Best Practices and Avoiding False Positives
We have some suggestions on how to interpret Pulse in a scientifically-sound way:
- Have a hypothesis in mind before viewing Pulse. What are the metric(s) you expect to shift due to the change you made? What else could have happened? What are signs it has gone wrong?
- Establish a small set of key metrics that are directly related to your hypothesis and would most directly establish that the experiment worked. Having more than a handful of key metrics is usually a sign of an ill-defined hypothesis or shotgun experimentation. Examining too many metrics will lead to a higher false positive rate (seeing results when only statistical noise exists).

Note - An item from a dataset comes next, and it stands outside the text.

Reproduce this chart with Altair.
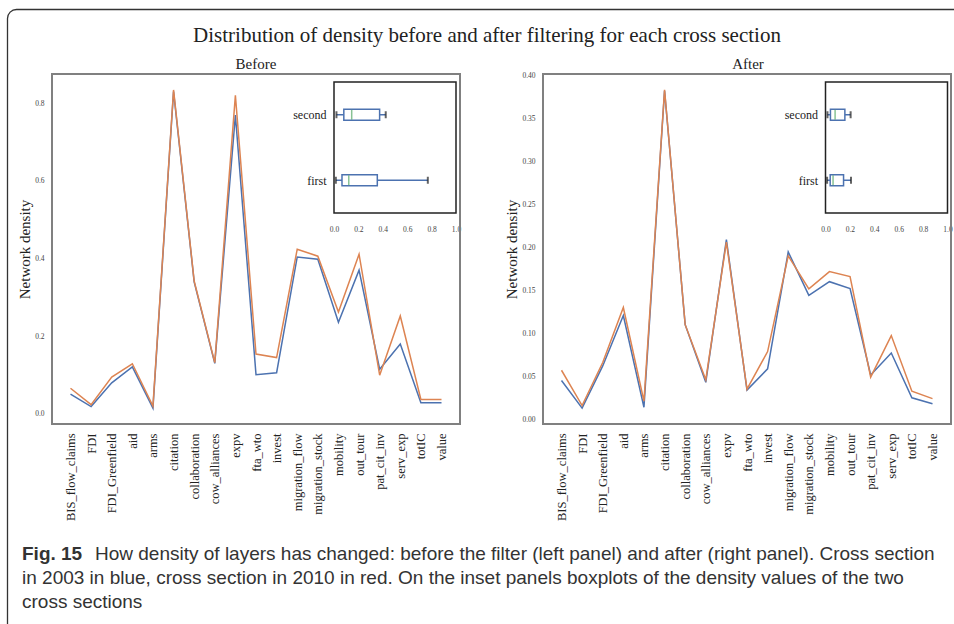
import numpy as np
import pandas as pd
import altair as alt

# ---------------------------------------------------------------- data
categories = ["BIS_flow_claims", "FDI", "FDI_Greenfield", "aid", "arms", "citation",
              "collaboration", "cow_alliances", "expv", "fta_wto", "invest",
              "migration_flow", "migration_stock", "mobility", "out_tour",
              "pat_cit_inv", "serv_exp", "totIC", "value"]

before_2003 = [0.051, 0.019, 0.080, 0.121, 0.015, 0.830, 0.340, 0.130, 0.769, 0.101,
               0.106, 0.404, 0.398, 0.236, 0.370, 0.115, 0.180, 0.029, 0.029]
before_2010 = [0.066, 0.024, 0.095, 0.129, 0.020, 0.834, 0.342, 0.132, 0.820, 0.154,
               0.145, 0.424, 0.406, 0.262, 0.411, 0.0995, 0.252, 0.037, 0.037]

after_2003 = [0.045, 0.013, 0.062, 0.1206, 0.014, 0.382, 0.110, 0.043, 0.209, 0.034,
              0.0586, 0.1946, 0.144, 0.160, 0.152, 0.0516, 0.077, 0.025, 0.018]
after_2010 = [0.057, 0.016, 0.066, 0.130, 0.021, 0.383, 0.110, 0.046, 0.206, 0.035,
              0.0787, 0.190, 0.1516, 0.1717, 0.166, 0.049, 0.0973, 0.0326, 0.024]

years = ["2003", "2010"]
box_labels = ["first", "second"]

before_yticks = [0.0, 0.2, 0.4, 0.6, 0.8]
after_yticks = [0.00, 0.05, 0.10, 0.15, 0.20, 0.25, 0.30, 0.35, 0.40]
inset_xticks = [0.0, 0.2, 0.4, 0.6, 0.8, 1.0]

title_text = "Distribution of density before and after filtering for each cross section"
caption_bold = "Fig. 15"
caption_lines = [
    "How density of layers has changed: before the filter (left panel) and after (right panel). Cross section",
    "in 2003 in blue, cross section in 2010 in red. On the inset panels boxplots of the density values of the two",
    "cross sections",
]

# ---------------------------------------------------------------- layout / style
W, H = 954, 624
FRAME_TOP, FRAME_BOTTOM = 74, 424
INSET_TOP, INSET_BOTTOM = 77, 218

SERIF = "Liberation Serif"
CAPTION_FONT = "Liberation Sans, Arial, sans-serif"
CAPTION_SIZE = 19
BLUE, ORANGE, GREEN = "#4c72b0", "#dd8452", "#55a868"
TEXT = "#222222"

one_row = pd.DataFrame({"k": [0]})


def box_stats(values):
    v = np.asarray(values, dtype=float)
    q1, med, q3 = np.percentile(v, [25, 50, 75])
    iqr = q3 - q1
    low = v[v >= q1 - 1.5 * iqr].min()
    high = v[v <= q3 + 1.5 * iqr].max()
    return dict(low=low, q1=q1, med=med, q3=q3, high=high)


def lines_layer(s2003, s2010, x_first, x_last, frame_left, ydomain, yticks, yfmt, ytitle_x):
    df = pd.DataFrame({
        "category": categories * 2,
        "idx": list(range(len(categories))) * 2,
        "year": [years[0]] * len(categories) + [years[1]] * len(categories),
        "density": list(s2003) + list(s2010),
    })
    return alt.Chart(df).mark_line(strokeWidth=1.5).encode(
        x=alt.X("category:N",
                scale=alt.Scale(type="point", domain=categories, range=[x_first, x_last], padding=0),
                axis=alt.Axis(orient="bottom", offset=FRAME_BOTTOM - H, labelAngle=270,
                              labelAlign="right", labelBaseline="middle", labelPadding=9,
                              labelFont=SERIF, labelFontSize=12.5, labelColor=TEXT,
                              labelOverlap=False, labelFlush=False, title=None)),
        y=alt.Y("density:Q",
                scale=alt.Scale(domain=ydomain, range=[FRAME_BOTTOM, FRAME_TOP], nice=False, zero=False),
                axis=alt.Axis(orient="left", offset=-frame_left, values=yticks, format=yfmt,
                              labelFont=SERIF, labelFontSize=7.5, labelColor="#444444",
                              labelPadding=8, labelOverlap=False, labelFlush=False,
                              title="Network density", titleFont=SERIF, titleFontSize=15,
                              titleFontWeight="normal", titleColor=TEXT,
                              titleX=ytitle_x - frame_left,
                              titleY=(FRAME_TOP + FRAME_BOTTOM) / 2,
                              titleAngle=270, titleAlign="center", titleBaseline="middle")),
        color=alt.Color("year:N", scale=alt.Scale(domain=years, range=[BLUE, ORANGE]), legend=None),
        order=alt.Order("idx:Q"),
    )


def frame_layer(x0, x1):
    return alt.Chart(one_row).mark_rect(fillOpacity=0, stroke="#808080", strokeWidth=2).encode(
        x=alt.value(x0), x2=alt.value(x1), y=alt.value(FRAME_TOP), y2=alt.value(FRAME_BOTTOM))


def inset_layer(s2003, s2010, ix0, ix1):
    rows = []
    for i, (lab, vals) in enumerate(zip(box_labels, [s2003, s2010])):
        st = box_stats(vals)
        st.update(series=lab, pos=i + 1)
        rows.append(st)
    stats = pd.DataFrame(rows)

    xscale = alt.Scale(domain=[0, 1], range=[ix0, ix1], nice=False, zero=False)
    yscale = alt.Scale(domain=[0.5, 2.5], range=[INSET_BOTTOM, INSET_TOP], nice=False, zero=False)
    xaxis = alt.Axis(orient="bottom", offset=INSET_BOTTOM - H, values=inset_xticks, format=".1f",
                     labelFont=SERIF, labelFontSize=7.5, labelColor="#444444", labelPadding=7,
                     labelFlush=False, labelOverlap=False, title=None)
    label_expr = f"datum.value == 1 ? '{box_labels[0]}' : '{box_labels[1]}'"
    yaxis = alt.Axis(orient="left", offset=-ix0, values=[1, 2], labelExpr=label_expr,
                     labelFont=SERIF, labelFontSize=12, labelColor=TEXT, labelPadding=8,
                     labelFlush=False, labelOverlap=False, title=None)

    def X(field):
        return alt.X(f"{field}:Q", scale=xscale, axis=xaxis)

    Y = alt.Y("pos:Q", scale=yscale, axis=yaxis)

    frame = alt.Chart(one_row).mark_rect(fill="white", stroke="#222222", strokeWidth=1.5).encode(
        x=alt.X(datum=0, type="quantitative", scale=xscale, axis=xaxis),
        x2=alt.X2(datum=1),
        y=alt.Y(datum=0.5, type="quantitative", scale=yscale, axis=yaxis),
        y2=alt.Y2(datum=2.5),
    )
    base = alt.Chart(stats)
    whisk_lo = base.mark_rule(color=BLUE, strokeWidth=1.5).encode(x=X("low"), x2="q1:Q", y=Y)
    whisk_hi = base.mark_rule(color=BLUE, strokeWidth=1.5).encode(x=X("q3"), x2="high:Q", y=Y)
    box = base.mark_bar(size=11, orient="horizontal", fill="white", stroke=BLUE,
                        strokeWidth=1.5).encode(x=X("q1"), x2="q3:Q", y=Y)
    cap_lo = base.mark_tick(orient="vertical", size=7, thickness=2, color="#222222").encode(x=X("low"), y=Y)
    cap_hi = base.mark_tick(orient="vertical", size=7, thickness=2, color="#222222").encode(x=X("high"), y=Y)
    median = base.mark_tick(orient="vertical", size=10, thickness=1.5, color=GREEN).encode(x=X("med"), y=Y)
    return alt.layer(frame, whisk_lo, whisk_hi, box, cap_lo, cap_hi, median)


def text_layer(text, x, y, size, font, weight="normal", align="center", color=TEXT):
    return alt.Chart(pd.DataFrame({"t": [text]})).mark_text(
        font=font, fontSize=size, fontWeight=weight, align=align, baseline="alphabetic", color=color
    ).encode(x=alt.value(x), y=alt.value(y), text="t:N")


border = alt.Chart(one_row).mark_rect(fillOpacity=0, stroke="#333333", strokeWidth=1.3, cornerRadius=9).encode(
    x=alt.value(7.5), x2=alt.value(W + 30), y=alt.value(9.5), y2=alt.value(H + 30))

left_lines = lines_layer(before_2003, before_2010, 70.5, 441.5, 52, [-0.026, 0.875],
                         before_yticks, ".1f", 24)
right_lines = lines_layer(after_2003, after_2010, 561.5, 932.5, 543, [-0.0055, 0.4015],
                          after_yticks, ".2f", 511)

layers = [
    border,
    left_lines,
    right_lines,
    frame_layer(52, 460),
    frame_layer(543, 951),
    inset_layer(before_2003, before_2010, 334, 456),
    inset_layer(after_2003, after_2010, 825.5, 947.5),
    text_layer(title_text, 487, 42, 21, SERIF),
    text_layer("Before", 256, 69, 15, SERIF),
    text_layer("After", 748, 69, 15, SERIF),
    text_layer(caption_bold, 22, 560, CAPTION_SIZE, CAPTION_FONT, weight="bold", align="left", color="#333333"),
    text_layer(caption_lines[0], 95, 560, CAPTION_SIZE, CAPTION_FONT, align="left", color="#333333"),
    text_layer(caption_lines[1], 22, 584, CAPTION_SIZE, CAPTION_FONT, align="left", color="#333333"),
    text_layer(caption_lines[2], 22, 608, CAPTION_SIZE, CAPTION_FONT, align="left", color="#333333"),
]

chart = alt.layer(*layers).resolve_scale(
    x="independent", y="independent"
).properties(
    width=W, height=H, autosize=alt.AutoSizeParams(type="none"), padding=0, background="white"
).configure_view(stroke=None).configure_axis(grid=False, domain=False, ticks=False)

chart.save("out.html", embed_options={"renderer": "svg", "actions": False})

- Avoid cherry-picking results. For example, don't selectively pick three metrics that look good, but ignore the two that don't. Also avoid picking "good" or "bad" numbers that have no connection to your hypothesis. Context matters a lot, and statistically-significant results should have a plausible explanation (false positive can be a plausible explanation).
- Seeing multiple (independent) effects that are consistent with a plausible story lends credibility that the observed effects are real, even with borderline p-values.
- Expect to see false positives and be suspicious of statistically significant results with borderline p-values. For example, a 95% confidence interval (5% significance level) is expected to turn up one statistically significant metric out of twenty due purely to random chance. This number goes up if you start to include borderline metrics (eg. p = 0.06).
- Look beyond your hypothesis. What other effects can you find? Are there tradeoffs? Are there unexpected behaviors? These can reveal information about your users and how they interact with your product. They are often the source of follow-up experiments and new ideas.